What is asked:
Retype exactly the lines from the first one through the line with "1300, 1100, 1200]", including both ends; skip any pictures.
-------
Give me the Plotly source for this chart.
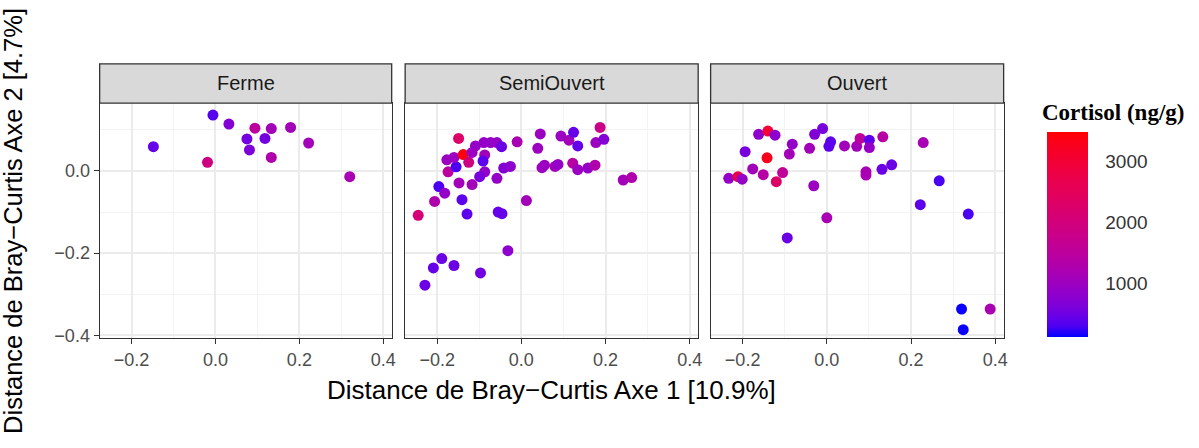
import numpy as np
import plotly.graph_objects as go

# ---- data: PCoA coordinates (Bray-Curtis) and faecal cortisol per habitat ----
panels = ["Ferme", "SemiOuvert", "Ouvert"]

ferme_x = [-0.148, -0.006, 0.032, -0.019, 0.094, 0.133, 0.179, 0.075, 0.118, 0.081, 0.133, 0.222, 0.320]
ferme_y = [0.059, 0.136, 0.114, 0.021, 0.104, 0.103, 0.106, 0.078, 0.079, 0.051, 0.033, 0.068, -0.014]
ferme_cort = [450, 350, 700, 1900, 1500, 1100, 1100, 550, 550, 650, 1300, 1100, 1200]

semi_x = [-0.245, -0.229, -0.209, -0.189, -0.160, -0.097, -0.032, -0.206, -0.196, -0.182,
          -0.141, -0.129, -0.055, -0.046, 0.012, -0.148, -0.117, -0.058, -0.174, -0.155,
          -0.177, -0.160, -0.149, -0.138, -0.125, -0.109, -0.117, -0.089, -0.073, -0.058,
          -0.047, -0.087, -0.091, -0.087, -0.099, -0.042, -0.026, -0.010, 0.045, 0.039,
          0.055, 0.049, 0.080, 0.087, 0.094, 0.113, 0.124, 0.134, 0.122, 0.134,
          0.158, 0.175, 0.187, 0.177, 0.196, 0.242, 0.262]
semi_y = [-0.108, -0.278, -0.236, -0.213, -0.230, -0.248, -0.194, -0.074, -0.038, -0.054,
          -0.070, -0.105, -0.100, -0.104, -0.072, -0.029, -0.033, -0.018, -0.002, 0.010,
          0.027, 0.033, 0.079, 0.040, 0.021, 0.061, 0.045, 0.069, 0.069, 0.069,
          0.059, 0.039, 0.024, -0.002, -0.014, 0.007, 0.011, 0.071, 0.090, 0.055,
          0.014, 0.008, 0.011, 0.016, 0.085, 0.075, 0.094, 0.061, 0.019, 0.003,
          0.007, 0.014, 0.106, 0.069, 0.077, -0.022, -0.016]
semi_cort = [2100, 500, 450, 500, 500, 550, 800, 1300, 300, 900,
             400, 400, 450, 450, 1100, 1100, 1100, 900, 1500, 300,
             1000, 1000, 2300, 3400, 1900, 900, 1000, 900, 900, 900,
             500, 1100, 400, 900, 600, 700, 800, 1200, 1000, 1000,
             1000, 1000, 1100, 900, 1000, 1100, 450, 450, 1400, 1000,
             900, 1300, 1800, 1000, 700, 1100, 1300]

ouvert_x = [-0.162, -0.140, -0.123, -0.194, -0.142, -0.082, -0.089, -0.041, -0.029, -0.010,
            0.009, 0.005, 0.042, -0.176, -0.151, -0.105, -0.120, -0.233, -0.211, -0.201,
            -0.031, -0.094, 0.000, 0.071, 0.079, 0.101, 0.101, 0.133, 0.229, 0.093,
            0.093, 0.131, 0.154, 0.267, 0.222, 0.336, 0.320, 0.324, 0.388]
ouvert_y = [0.089, 0.097, 0.087, 0.047, 0.032, 0.065, 0.041, 0.055, 0.089, 0.103,
            0.071, 0.060, 0.061, 0.005, -0.009, -0.004, -0.026, -0.018, -0.014, -0.020,
            -0.036, -0.163, -0.114, 0.060, 0.079, 0.075, 0.057, 0.083, 0.069, -0.002,
            -0.010, 0.004, 0.015, -0.024, -0.082, -0.105, -0.336, -0.386, -0.336]
ouvert_cort = [800, 3000, 800, 600, 3300, 900, 1100, 1100, 700, 600,
               400, 400, 1100, 1100, 1400, 1600, 2300, 900, 2700, 900,
               1000, 500, 1200, 1100, 1500, 400, 900, 1400, 1200, 1200,
               1200, 500, 500, 300, 400, 300, 150, 150, 1200]

cort_ticks = [1000, 2000, 3000]
cort_min, cort_max = 130, 3490

x_range = [-0.276, 0.42]
y_range = [-0.406, 0.165]


# ---- blue -> red gradient interpolated in CIE Lab ----
def _srgb_to_lab(rgb):
    c = np.array(rgb, dtype=float) / 255.0
    lin = np.where(c <= 0.04045, c / 12.92, ((c + 0.055) / 1.055) ** 2.4)
    m = np.array([[0.4124564, 0.3575761, 0.1804375],
                  [0.2126729, 0.7151522, 0.0721750],
                  [0.0193339, 0.1191920, 0.9503041]])
    xyz = m @ lin / np.array([0.95047, 1.0, 1.08883])
    f = np.where(xyz > 216 / 24389, np.cbrt(xyz), (24389 / 27 * xyz + 16) / 116)
    return np.array([116 * f[1] - 16, 500 * (f[0] - f[1]), 200 * (f[1] - f[2])])


def _lab_to_srgb(lab):
    L, a, b = lab
    fy = (L + 16) / 116
    fx = fy + a / 500
    fz = fy - b / 200
    f = np.array([fx, fy, fz])
    xyz = np.where(f ** 3 > 216 / 24389, f ** 3, (116 * f - 16) / (24389 / 27))
    xyz = xyz * np.array([0.95047, 1.0, 1.08883])
    minv = np.array([[3.2404542, -1.5371385, -0.4985314],
                     [-0.9692660, 1.8760108, 0.0415560],
                     [0.0556434, -0.2040259, 1.0572252]])
    lin = np.clip(minv @ xyz, 0, 1)
    c = np.where(lin <= 0.0031308, 12.92 * lin, 1.055 * lin ** (1 / 2.4) - 0.055)
    r, g, bb = np.clip(np.round(c * 255), 0, 255).astype(int)
    return f"rgb({r},{g},{bb})"


lab_lo = _srgb_to_lab((0, 0, 255))
lab_hi = _srgb_to_lab((255, 0, 0))
colorscale = [[t, _lab_to_srgb(lab_lo + (lab_hi - lab_lo) * t)] for t in np.linspace(0, 1, 21)]

# ---- layout geometry (pixels of a 1199 x 448 canvas) ----
W, H = 1199, 448
panel_px = [(100, 393), (406.5, 700.5), (713, 1007)]
plot_top, plot_bottom = 105, 344
strip_top = 65

def px_x(v):
    return v / W

def px_y(v):
    return 1 - v / H

fig = go.Figure()

series = [(ferme_x, ferme_y, ferme_cort), (semi_x, semi_y, semi_cort), (ouvert_x, ouvert_y, ouvert_cort)]
for i, (xs, ys, cs) in enumerate(series):
    suffix = "" if i == 0 else str(i + 1)
    fig.add_trace(go.Scatter(
        x=xs, y=ys, mode="markers",
        xaxis="x" + suffix, yaxis="y" + suffix,
        showlegend=False,
        marker=dict(
            size=11, color=cs, colorscale=colorscale, cmin=cort_min, cmax=cort_max,
            line=dict(width=0), opacity=1,
            showscale=(i == 0),
            colorbar=dict(
                x=px_x(1051), xanchor="left", xref="paper",
                y=px_y(343), yanchor="bottom", yref="paper",
                thickness=41, thicknessmode="pixels",
                len=205, lenmode="pixels",
                outlinewidth=0,
                tickvals=cort_ticks,
                ticks="outside", tickcolor="rgba(255,255,255,0)", ticklen=14, tickwidth=1,
                tickfont=dict(family="Liberation Sans", size=19, color="#333333"),
                xpad=0, ypad=0,
            ),
        ),
    ))

grid_major = "#EBEBEB"
grid_minor = "#F3F3F3"
for i, (x0, x1) in enumerate(panel_px):
    suffix = "" if i == 0 else str(i + 1)
    fig.update_layout({
        "xaxis" + suffix: dict(
            domain=[px_x(x0), px_x(x1)], range=x_range, anchor="y" + suffix,
            tick0=0, dtick=0.2, tickformat=".1f",
            showgrid=True, gridcolor=grid_major, gridwidth=1.6,
            minor=dict(dtick=0.1, tick0=0, showgrid=True, gridcolor=grid_minor, gridwidth=1),
            zeroline=False, showline=True, mirror=True, linecolor="#333333", linewidth=1.3,
            ticks="outside", ticklen=5, tickwidth=1.3, tickcolor="#333333",
            tickfont=dict(family="Liberation Sans", size=18, color="#4D4D4D"),
        ),
        "yaxis" + suffix: dict(
            domain=[px_y(plot_bottom), px_y(plot_top)], range=y_range, anchor="x" + suffix,
            tick0=0, dtick=0.2, tickformat=".1f",
            showgrid=True, gridcolor=grid_major, gridwidth=1.6,
            minor=dict(dtick=0.1, tick0=0, showgrid=True, gridcolor=grid_minor, gridwidth=1),
            zeroline=False, showline=True, mirror=True, linecolor="#333333", linewidth=1.3,
            ticks="outside" if i == 0 else "", ticklen=5, tickwidth=1.3, tickcolor="#333333",
            showticklabels=(i == 0),
            tickfont=dict(family="Liberation Sans", size=18, color="#4D4D4D"),
        ),
    })
    # facet strip
    fig.add_shape(type="rect", xref="x" + suffix + " domain", yref="paper",
                  x0=0, x1=1, y0=px_y(plot_top), y1=px_y(strip_top),
                  fillcolor="#D9D9D9", line=dict(color="#333333", width=1.3), layer="above")
    fig.add_annotation(text=panels[i], xref="x" + suffix + " domain", yref="paper",
                       x=0.5, y=px_y((plot_top + strip_top) / 2),
                       xanchor="center", yanchor="middle", showarrow=False,
                       font=dict(family="Liberation Sans", size=20, color="#1A1A1A"))

# axis titles and legend title
fig.add_annotation(text="Distance de Bray\u2212Curtis Axe 1 [10.9%]", xref="paper", yref="paper",
                   x=px_x(553), y=px_y(397), xanchor="center", yanchor="middle", showarrow=False,
                   font=dict(family="Liberation Sans", size=26, color="#000000"))
fig.add_annotation(text="Distance de Bray\u2212Curtis Axe 2 [4.7%]", xref="paper", yref="paper",
                   x=px_x(13), y=px_y(225), xanchor="center", yanchor="middle",
                   showarrow=False, textangle=-90,
                   font=dict(family="Liberation Sans", size=25.5, color="#000000"))
fig.add_annotation(text="<b>Cortisol (ng/g)</b>", xref="paper", yref="paper",
                   x=px_x(1043), y=px_y(115), xanchor="left", yanchor="middle", showarrow=False,
                   font=dict(family="Liberation Serif", size=23, color="#000000"))

fig.update_layout(
    width=W, height=H,
    margin=dict(l=0, r=0, t=0, b=0),
    paper_bgcolor="white", plot_bgcolor="white",
)

fig.write_html("out.html")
-------
Answer to this problem:
Give me the Plotly source for this chart.
import numpy as np
import plotly.graph_objects as go

# ---- data: PCoA coordinates (Bray-Curtis) and faecal cortisol per habitat ----
panels = ["Ferme", "SemiOuvert", "Ouvert"]

ferme_x = [-0.148, -0.006, 0.032, -0.019, 0.094, 0.133, 0.179, 0.075, 0.118, 0.081, 0.133, 0.222, 0.320]
ferme_y = [0.059, 0.136, 0.114, 0.021, 0.104, 0.103, 0.106, 0.078, 0.079, 0.051, 0.033, 0.068, -0.014]
ferme_cort = [450, 350, 700, 1900, 1500, 1100, 1100, 550, 550, 650, 1300, 1100, 1200]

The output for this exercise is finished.